# planing across the glue joint



## Mitchman (Sep 17, 2011)

I recently made some edge-grain cutting boards as gifts and now I am getting requests for more of them all the time. 

After cutting and gluing up the strips for my boards I run them thru my planer to get a nice smooth surface. In doing that I am planing right across several glue joints at the same time. I suppose I should probably be sanding the surface of these boards rather than planing them but I get such a nice surface and very quickly. But, I suppose, doing this is probably dulling my planer knives very quickly as well. 

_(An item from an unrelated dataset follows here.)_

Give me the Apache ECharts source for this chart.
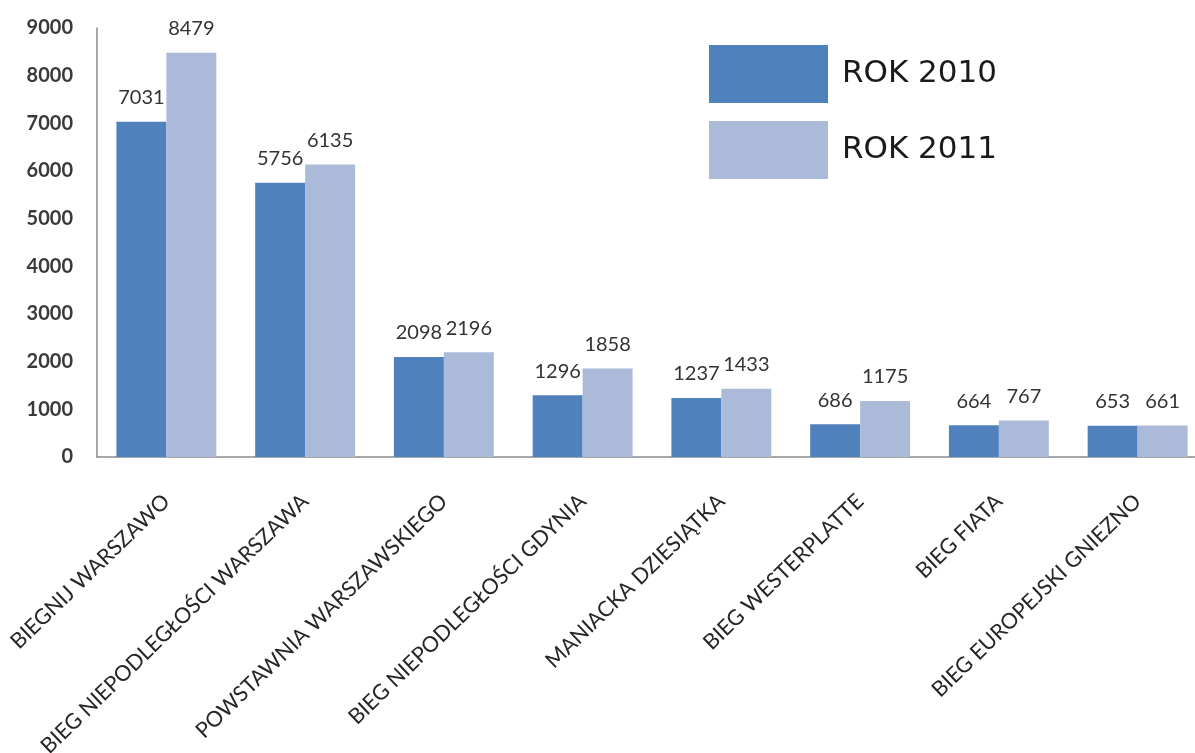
<!DOCTYPE html>
<html>
<head>
<meta charset="utf-8">
<script src="https://cdn.jsdelivr.net/npm/echarts@6/dist/echarts.min.js"></script>
<style>
html,body{margin:0;padding:0;background:#fff;}
#chart{width:1195px;height:753px;}
</style>
</head>
<body>
<div id="chart"></div>
<script>
const categories = ['BIEGNIJ WARSZAWO','BIEG NIEPODLEGŁOŚCI WARSZAWA','POWSTAWNIA WARSZAWSKIEGO','BIEG NIEPODLEGŁOŚCI GDYNIA','MANIACKA DZIESIĄTKA','BIEG WESTERPLATTE','BIEG FIATA','BIEG EUROPEJSKI GNIEZNO'];
const rok2010 = [7031, 5756, 2098, 1296, 1237, 686, 664, 653];
const rok2011 = [8479, 6135, 2196, 1858, 1433, 1175, 767, 661];
const seriesNames = ['ROK 2010', 'ROK 2011'];

const chart = echarts.init(document.getElementById('chart'));
const labelStyle = {
  show: true, position: 'top', distance: 14,
  fontFamily: 'Lato', fontSize: 20, color: '#333333'
};
chart.setOption({
  animation: false,
  backgroundColor: '#ffffff',
  grid: { left: 97, top: 28, width: 1110, height: 429, containLabel: false, outerBoundsMode: 'none' },
  legend: {
    orient: 'vertical', left: 704, top: 40,
    itemWidth: 119, itemHeight: 58, itemGap: 18,
    icon: 'rect',
    textStyle: { fontFamily: 'DejaVu Sans', fontSize: 31, color: '#1a1a1a', padding: [0,0,0,9] },
    data: seriesNames
  },
  xAxis: {
    type: 'category', data: categories,
    axisLine: { show: true, lineStyle: { color: '#8c8c8c', width: 1.5 } },
    axisTick: { show: false },
    axisLabel: { interval: 0, rotate: 44, margin: 41, fontFamily: 'Lato', fontSize: 21.5, color: '#262626' }
  },
  yAxis: {
    type: 'value', min: 0, max: 9000, interval: 1000,
    axisLine: { show: true, lineStyle: { color: '#8c8c8c', width: 1.5 } },
    axisTick: { show: false },
    splitLine: { show: false },
    axisLabel: { margin: 24, fontFamily: 'Lato', fontWeight: 'bold', fontSize: 20, color: '#3a3a3a',
      formatter: function (v) { return String(v); } }
  },
  series: [
    { name: seriesNames[0], type: 'bar', data: rok2010, barGap: '0%', barCategoryGap: '28%',
      itemStyle: { color: '#4F81BD' }, label: labelStyle },
    { name: seriesNames[1], type: 'bar', data: rok2011, barGap: '0%', barCategoryGap: '28%',
      itemStyle: { color: '#AABAD8' }, label: labelStyle }
  ]
});
</script>
</body>
</html>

I just wanted to post this and get as many comments and suggestions as I could from all my fellow woodworkers out there, so please all your posts are greatly appreciated

Mitchman


----------



## firehawkmph (Apr 26, 2008)

Mitch,
not sure what planer you have, but I did that once with my dewalt 735. I didn't scrape off the excess glue that had beaded up and hardened. It left little nicks in the blade. If you took a scraper and scraped off the glue beads, you'd probably be ok.
Mike Hawkins


----------



## Bonka (Mar 24, 2011)

*Glue*

Use a low angle jack plane. It is #1 on end grain. It would still be best to get rid of globs of dried glue first.


----------



## Islandguy (Dec 28, 2012)

Sanding would be best but just be prepared to replace/sharpen your plane blades more frequently.


----------